Food inflation to decline by month-end: Basu
The country's food inflation, which is hovering above 12 per cent, will ease over the next two weeks but prices of non-food items are on the rise, chief economic advisor Kaushik Basu said on Friday.business Updated: Jul 17, 2010 01:56 IST
The country's food inflation, which is hovering above 12 per cent, will ease over the next two weeks but prices of non-food items are on the rise, chief economic advisor Kaushik Basu said on Friday.
"It is reasonable to predict that the food price inflation that will be announced 2 weeks from now, that is, on Thursday, July 29, will be substantially lower than what the inflation is right now," Basu said.
India's inflation rate galloped to 10.55 per cent in June, up from 10.16 per cent in May.
After dropping for two straight weeks, food inflation had risen to 12.81 per cent for the week ended July 3.

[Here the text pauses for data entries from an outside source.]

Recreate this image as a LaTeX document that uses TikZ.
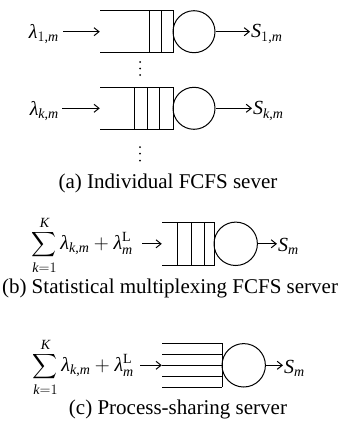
\documentclass[tikz,border=0pt]{standalone}
\usepackage{exscale}
\usepackage{fontspec}
\setmainfont{Liberation Serif}[NFSSFamily=libser]
\DeclareSymbolFont{tlet}{TU}{libser}{m}{it}
\DeclareSymbolFont{tup}{TU}{libser}{m}{n}
\DeclareMathAlphabet{\mathup}{TU}{libser}{m}{n}
\Umathcode`S=7 \symtlet `S\relax
\Umathcode`K=7 \symtlet `K\relax
\Umathcode`k=7 \symtlet `k\relax
\Umathcode`m=7 \symtlet `m\relax
\Umathcode`1=0 \symtup `1\relax
\Umathcode`,=6 \symtup `,\relax
\Umathcode`+=2 \symtup `+\relax
\Umathcode`\==3 \symtup `\=\relax
\Umathchardef\glam=0 \symtlet "03BB\relax
\newcommand\mysmallsum{\mathop{\hbox{\fontsize{17}{20}\selectfont$\displaystyle\sum$}}\limits}
\usetikzlibrary{arrows.meta}
\begin{document}
\begin{tikzpicture}[x=1pt,y=-1pt,
  ln/.style={line width=1pt},
  arr/.style={line width=1pt,-{Straight Barb[length=5pt,width=8pt]}},
  srv/.style={circle,draw,line width=1pt,inner sep=0pt,minimum size=#1},
  qbox/.style={inner sep=0pt,minimum width=#1},
  lbl/.style={inner sep=1pt,font=\fontsize{20}{24}\selectfont},
  captext/.style={inner sep=0pt,font=\fontsize{21}{25}\selectfont}]
\useasboundingbox (0,0) rectangle (344,423);
% ---- (a) first queue
\node[qbox=73pt,minimum height=42pt] (q1) at (136.5,31.7) {};
\draw[ln] (100,10.7) -- (173,10.7) -- (173,52.7) -- (100,52.7);
\draw[ln] (149,10.7) -- (149,52.7) (161,10.7) -- (161,52.7);
\node[srv=42pt] (c1) at (194,31.7) {};
\node[lbl,anchor=east] (l1) at (60,34) {$\glam_{1,m}$};
\node[lbl,anchor=west] (s1) at (250,34) {$S_{1,m}$};
\draw[arr] (l1.east |- q1) ++(3,0) -- (q1.west);
\draw[arr] (c1.east) -- (s1.west |- c1);
% dots
\foreach \y in {62,68.5,75} \fill (140,\y) circle (1pt);
% ---- (a) second queue
\node[qbox=73pt,minimum height=42pt] (q2) at (136.5,108.3) {};
\draw[ln] (100,87.3) -- (173,87.3) -- (173,129.3) -- (100,129.3);
\draw[ln] (134,87.3) -- (134,129.3) (147,87.3) -- (147,129.3) (159.5,87.3) -- (159.5,129.3);
\node[srv=42pt] (c2) at (194,108.3) {};
\node[lbl,anchor=east] (l2) at (60,111) {$\glam_{k,m}$};
\node[lbl,anchor=west] (s2) at (252,111) {$S_{k,m}$};
\draw[arr] (l2.east |- q2) ++(2,0) -- (q2.west);
\draw[arr] (c2.east) -- (s2.west |- c2);
\foreach \y in {147,153.5,160.5} \fill (140,\y) circle (1pt);
\node[captext] (capa) at (168,183) {(a) Individual FCFS sever};
% ---- (b)
\node[qbox=52pt,minimum height=43.7pt] (qb) at (188,243.8) {};
\draw[ln] (162,222) -- (214,222) -- (214,265.7) -- (162,265.7);
\draw[ln] (177,222) -- (177,265.7) (191,222) -- (191,265.7) (204,222) -- (204,265.7);
\node[srv=43.4pt] (cb) at (235.7,243.8) {};
\node[lbl,anchor=east] (lb) at (134,245) {$\mysmallsum_{k=1}^{K}\glam_{k,m}+\glam_m^{\mathup{L}}$};
\node[lbl,anchor=west] (sb) at (277,246) {$S_m$};
\draw[arr] (142,243.8) -- (qb.west);
\draw[arr] (cb.east) -- (sb.west |- cb);
\node[captext] (capb) at (170,288) {(b) Statistical multiplexing FCFS server};
% ---- (c)
\node[qbox=60pt,minimum height=44pt] (qc) at (192,365.3) {};
\foreach \y in {343.3,354.3,365.3,376.3,387.3} \draw[ln] (162,\y) -- (222,\y);
\draw[ln] (222,343.3) -- (222,387.3);
\node[srv=43.4pt] (cc) at (243.7,365.3) {};
\node[lbl,anchor=east] (lc) at (135,367) {$\mysmallsum_{k=1}^{K}\glam_{k,m}+\glam_m^{\mathup{L}}$};
\node[lbl,anchor=west] (sc) at (283,368) {$S_m$};
\draw[arr] (140,365.3) -- (qc.west);
\draw[arr] (cc.east) -- (sc.west |- cc);
\node[captext] (capc) at (178,409) {(c) Process-sharing server};
\end{tikzpicture}
\end{document}
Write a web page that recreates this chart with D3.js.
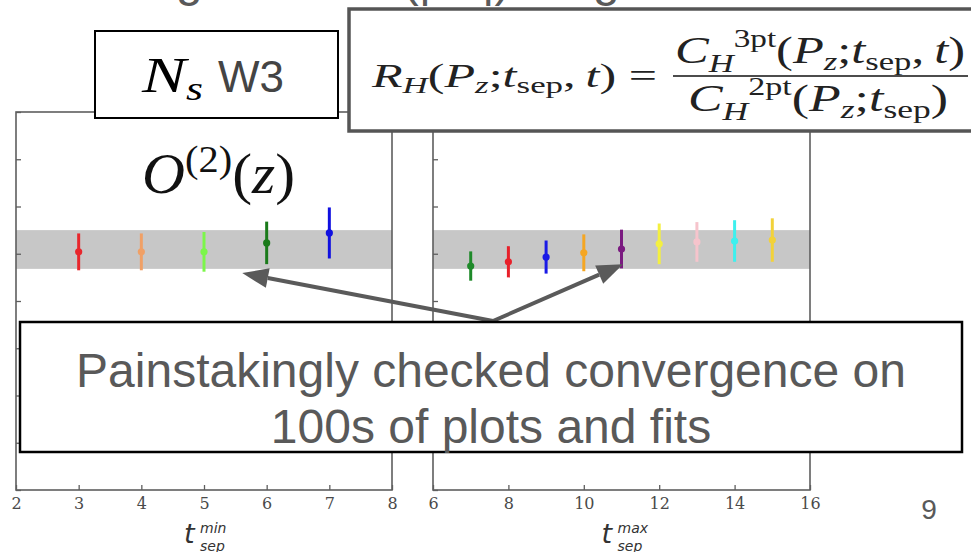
<!DOCTYPE html>
<html>
<head>
<meta charset="utf-8">
<script src="https://cdn.jsdelivr.net/npm/d3@7/dist/d3.min.js"></script>
<style>
  html, body { margin: 0; padding: 0; background: #fff; }
  svg { display: block; }
</style>
</head>
<body>
<svg id="chart" width="971" height="552"></svg>
<script>
// ---- data -------------------------------------------------------------
// Left panel: fit results against the minimum source-sink separation
const minTsep    = [3, 4, 5, 6, 7];
const minValues  = [1.104, 1.104, 1.104, 1.123, 1.144];
const minErrors  = [0.039, 0.039, 0.042, 0.045, 0.054];
const minColors  = ["#e8262c", "#f0a066", "#7cf64a", "#1a7a1a", "#1010e0"];

// Right panel: fit results against the maximum source-sink separation
const maxTsep    = [7, 8, 9, 10, 11, 12, 13, 14, 15];
const maxValues  = [1.074, 1.083, 1.093, 1.102, 1.110, 1.121, 1.125, 1.127, 1.129];
const maxErrors  = [0.031, 0.033, 0.035, 0.039, 0.041, 0.043, 0.042, 0.044, 0.046];
const maxColors  = ["#1f8a2a", "#e8202a", "#1a1ae6", "#f5a623", "#7a1a80",
                    "#f4f040", "#f6c4cc", "#3ef0ee", "#f2d23a"];

// Final extracted value (grey band)
const bandLow  = 1.068;
const bandHigh = 1.150;

// Axis ticks
const minTicks = [2, 3, 4, 5, 6, 7, 8];
const maxTicks = [6, 8, 10, 12, 14, 16];
const yTicks   = [0.6, 0.7, 0.8, 0.9, 1.0, 1.1, 1.2, 1.3, 1.4];

// ---- layout -----------------------------------------------------------
const svg = d3.select("#chart");
const yTop = 112, yBottom = 490;
const y = d3.scaleLinear().domain([0.6, 1.4]).range([yBottom, yTop]);
const xMin = d3.scaleLinear().domain([2, 8]).range([16, 392]);
const xMax = d3.scaleLinear().domain([6, 16]).range([433, 810]);

const frameColor = "#5e5e5e";
const serif = "'Liberation Serif', 'Times New Roman', serif";
const sans  = "'Liberation Sans', Arial, sans-serif";

// Slide heading running off the top edge
svg.append("text")
  .attr("x", 72).attr("y", -4)
  .attr("font-family", sans).attr("font-size", 48).attr("fill", "#595959")
  .text("Fitting the ratio (|P\u2082|) for ground state");

function panel(x, tsep, values, errors, colors, ticks, labelSup, id) {
  const g = svg.append("g");
  const [x0, x1] = x.range();

  g.append("clipPath").attr("id", id)
    .append("rect").attr("x", x0).attr("y", yTop)
    .attr("width", x1 - x0).attr("height", yBottom - yTop);

  // band of the final value
  g.append("rect")
    .attr("clip-path", `url(#${id})`)
    .attr("x", x0).attr("width", x1 - x0)
    .attr("y", y(bandHigh)).attr("height", y(bandLow) - y(bandHigh))
    .attr("fill", "#c7c7c7");

  // error bars with central values
  const pts = tsep.map((t, i) => ({ t, v: values[i], e: errors[i], c: colors[i] }));
  g.selectAll("line.err").data(pts).join("line")
    .attr("class", "err")
    .attr("x1", d => x(d.t)).attr("x2", d => x(d.t))
    .attr("y1", d => y(d.v - d.e)).attr("y2", d => y(d.v + d.e))
    .attr("stroke", d => d.c).attr("stroke-width", 3);
  g.selectAll("circle.pt").data(pts).join("circle")
    .attr("class", "pt")
    .attr("cx", d => x(d.t)).attr("cy", d => y(d.v)).attr("r", 3.6)
    .attr("fill", d => d.c);

  // frame
  g.append("rect")
    .attr("x", x0).attr("y", yTop).attr("width", x1 - x0).attr("height", yBottom - yTop)
    .attr("fill", "none").attr("stroke", frameColor).attr("stroke-width", 1.6);

  // bottom axis, ticks pointing inward
  const xa = g.append("g").attr("transform", `translate(0,${yBottom})`)
    .call(d3.axisBottom(x).tickValues(ticks).tickFormat(d3.format("d"))
      .tickSizeInner(-5).tickSizeOuter(0).tickPadding(8));
  xa.select(".domain").remove();
  xa.selectAll(".tick line").attr("stroke", frameColor).attr("stroke-width", 1.3);
  xa.selectAll(".tick text")
    .attr("font-family", "'DejaVu Serif', serif").attr("font-size", 16).attr("fill", "#4a4a4a");

  // left axis, ticks pointing inward, no labels
  const ya = g.append("g").attr("transform", `translate(${x0},0)`)
    .call(d3.axisLeft(y).tickValues(yTicks).tickSizeInner(-5).tickSizeOuter(0).tickFormat(""));
  ya.select(".domain").remove();
  ya.selectAll(".tick line").attr("stroke", frameColor).attr("stroke-width", 1.3);

  // axis title t_sep^{min|max}
  const cx = (x0 + x1) / 2;
  const lab = g.append("g").attr("fill", "#333").attr("font-family", "'DejaVu Sans', sans-serif")
    .attr("font-style", "italic");
  lab.append("text").attr("x", cx - 20).attr("y", 543).attr("font-size", 27).text("t");
  lab.append("text").attr("x", cx - 4).attr("y", 533).attr("font-size", 14).text(labelSup);
  lab.append("text").attr("x", cx - 4).attr("y", 551).attr("font-size", 14).text("sep");
  return g;
}

panel(xMin, minTsep, minValues, minErrors, minColors, minTicks, "min", "clipMin");
panel(xMax, maxTsep, maxValues, maxErrors, maxColors, maxTicks, "max", "clipMax");

// Operator label inside the left panel
const op = svg.append("text").attr("x", 142).attr("y", 193)
  .attr("font-family", serif).attr("font-size", 56).attr("fill", "#111")
  .attr("textLength", 153).attr("lengthAdjust", "spacingAndGlyphs");
op.append("tspan").attr("font-style", "italic").text("O");
op.append("tspan").attr("font-size", 38).attr("dy", -21).text("(2)");
op.append("tspan").attr("dy", 21).text("(");
op.append("tspan").attr("font-style", "italic").text("z");
op.append("tspan").text(")");

// Ensemble label box
svg.append("rect").attr("x", 95).attr("y", 31).attr("width", 243).attr("height", 87)
  .attr("fill", "#fff").attr("stroke", "#000").attr("stroke-width", 2);
const ens = svg.append("text").attr("x", 142).attr("y", 92)
  .attr("font-family", serif).attr("font-style", "italic").attr("fill", "#000")
  .attr("textLength", 61).attr("lengthAdjust", "spacingAndGlyphs");
ens.append("tspan").attr("font-size", 50).text("N");
ens.append("tspan").attr("font-size", 33).attr("dy", 8).text("s");
svg.append("text").attr("x", 218).attr("y", 92)
  .attr("font-family", sans).attr("font-size", 44).attr("fill", "#444").text("W3");

// Ratio definition box
svg.append("rect").attr("x", 349).attr("y", 9).attr("width", 640).attr("height", 122)
  .attr("fill", "#fff").attr("stroke", "#555").attr("stroke-width", 3.5);

const lhs = svg.append("text").attr("x", 372).attr("y", 87)
  .attr("font-family", serif).attr("font-size", 33).attr("fill", "#222")
  .attr("textLength", 285).attr("lengthAdjust", "spacingAndGlyphs");
lhs.append("tspan").attr("font-style", "italic").text("R");
lhs.append("tspan").attr("font-style", "italic").attr("font-size", 23).attr("dy", 6).text("H");
lhs.append("tspan").attr("dy", -6).text("(");
lhs.append("tspan").attr("font-style", "italic").text("P");
lhs.append("tspan").attr("font-style", "italic").attr("font-size", 23).attr("dy", 6).text("z");
lhs.append("tspan").attr("dy", -6).text(";");
lhs.append("tspan").attr("font-style", "italic").text("t");
lhs.append("tspan").attr("font-size", 23).attr("dy", 6).text("sep");
lhs.append("tspan").attr("dy", -6).text(",\u2009");
lhs.append("tspan").attr("font-style", "italic").text("t");
lhs.append("tspan").text(") =");

function corr(x0, yBase, width, sup, withT) {
  const t = svg.append("text").attr("x", x0).attr("y", yBase)
    .attr("font-family", serif).attr("font-size", 38).attr("fill", "#222")
    .attr("textLength", width).attr("lengthAdjust", "spacingAndGlyphs");
  t.append("tspan").attr("font-style", "italic").text("C");
  t.append("tspan").attr("font-style", "italic").attr("font-size", 26).attr("dy", 9).text("H");
  t.append("tspan").attr("font-size", 25).attr("dy", -25).text(sup);
  t.append("tspan").attr("dy", 16).text("(");
  t.append("tspan").attr("font-style", "italic").text("P");
  t.append("tspan").attr("font-style", "italic").attr("font-size", 26).attr("dy", 7).text("z");
  t.append("tspan").attr("dy", -7).text(";");
  t.append("tspan").attr("font-style", "italic").text("t");
  t.append("tspan").attr("font-size", 26).attr("dy", 7).text("sep");
  if (withT) {
    t.append("tspan").attr("dy", -7).text(",\u2009");
    t.append("tspan").attr("font-style", "italic").text("t");
    t.append("tspan").text(")");
  } else {
    t.append("tspan").attr("dy", -7).text(")");
  }
}
corr(675, 63, 290, "3pt", true);
corr(688, 111, 260, "2pt", false);
svg.append("line").attr("x1", 673).attr("x2", 968).attr("y1", 76).attr("y2", 76)
  .attr("stroke", "#111").attr("stroke-width", 1.6);

// Arrows from the note to the plateau regions
const arrowColor = "#5a5a5a";
const arrowStart = [493, 321];
const targets = [
  [xMin(5.61), y(1.059)],
  [xMax(11.04), y(1.078)]
];
targets.forEach(([tx, ty]) => {
  const [sx, sy] = arrowStart;
  const ang = Math.atan2(ty - sy, tx - sx);
  const headLen = 26, headHalf = 10;
  const bx = tx - headLen * Math.cos(ang), by = ty - headLen * Math.sin(ang);
  svg.append("line").attr("x1", sx).attr("y1", sy).attr("x2", bx).attr("y2", by)
    .attr("stroke", arrowColor).attr("stroke-width", 4);
  const px = -Math.sin(ang) * headHalf, py = Math.cos(ang) * headHalf;
  svg.append("path")
    .attr("d", `M${tx},${ty} L${bx + px},${by + py} L${bx - px},${by - py} Z`)
    .attr("fill", arrowColor);
});

// Note box
svg.append("rect").attr("x", 20).attr("y", 322).attr("width", 942).attr("height", 130)
  .attr("fill", "#fff").attr("stroke", "#000").attr("stroke-width", 2.5);
const note = svg.append("g").attr("font-family", sans).attr("font-size", 48)
  .attr("fill", "#595959").attr("text-anchor", "middle");
note.append("text").attr("x", 491).attr("y", 387).text("Painstakingly checked convergence on");
note.append("text").attr("x", 491).attr("y", 443).text("100s of plots and fits");

// Slide number
svg.append("text").attr("x", 929).attr("y", 519).attr("text-anchor", "middle")
  .attr("font-family", sans).attr("font-size", 28).attr("fill", "#595959").text("9");
</script>
</body>
</html>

A lot will still depend on an adequate monsoon, crucial for the summer-sown kharif crop that accounts for more than half of the country's food output.
While food inflation remain at elevated levels, core inflation, or prices of goods other than food and fuel, rose by 7.3 per cent from 6.7 per cent in the previous month.
"Though inflation has gone down and food prices have flattened, there is no denying we have to work on food production across the board and especially in some items where India is a major consumer," Basu said.
The higher inflation rate in June partly mirrors the increase in fuel prices, that were deregulated three weeks ago.
Economists expect the RBI to raise both repo and reverse repo rates at its quarterly policy review meeting on July 27.
A higher repo rate—the rate at RBI lends to banks—would make it costlier for banks to borrow, prompting them to charge more from final loan borrowers.
RBI uses the reverse repo rate — the rate at which it borrows from banks — to suck out excess money from the system to stymie demand.
RBI raised both the rates by 0.25 percentage points less than a fortnight ago to 5.5 and 4 per cent respectively.
"We expect the RBI to hike rates by 0.25 percentage points at the credit policy review on July 27," said Barclays Capital economist Rahul Bajoria.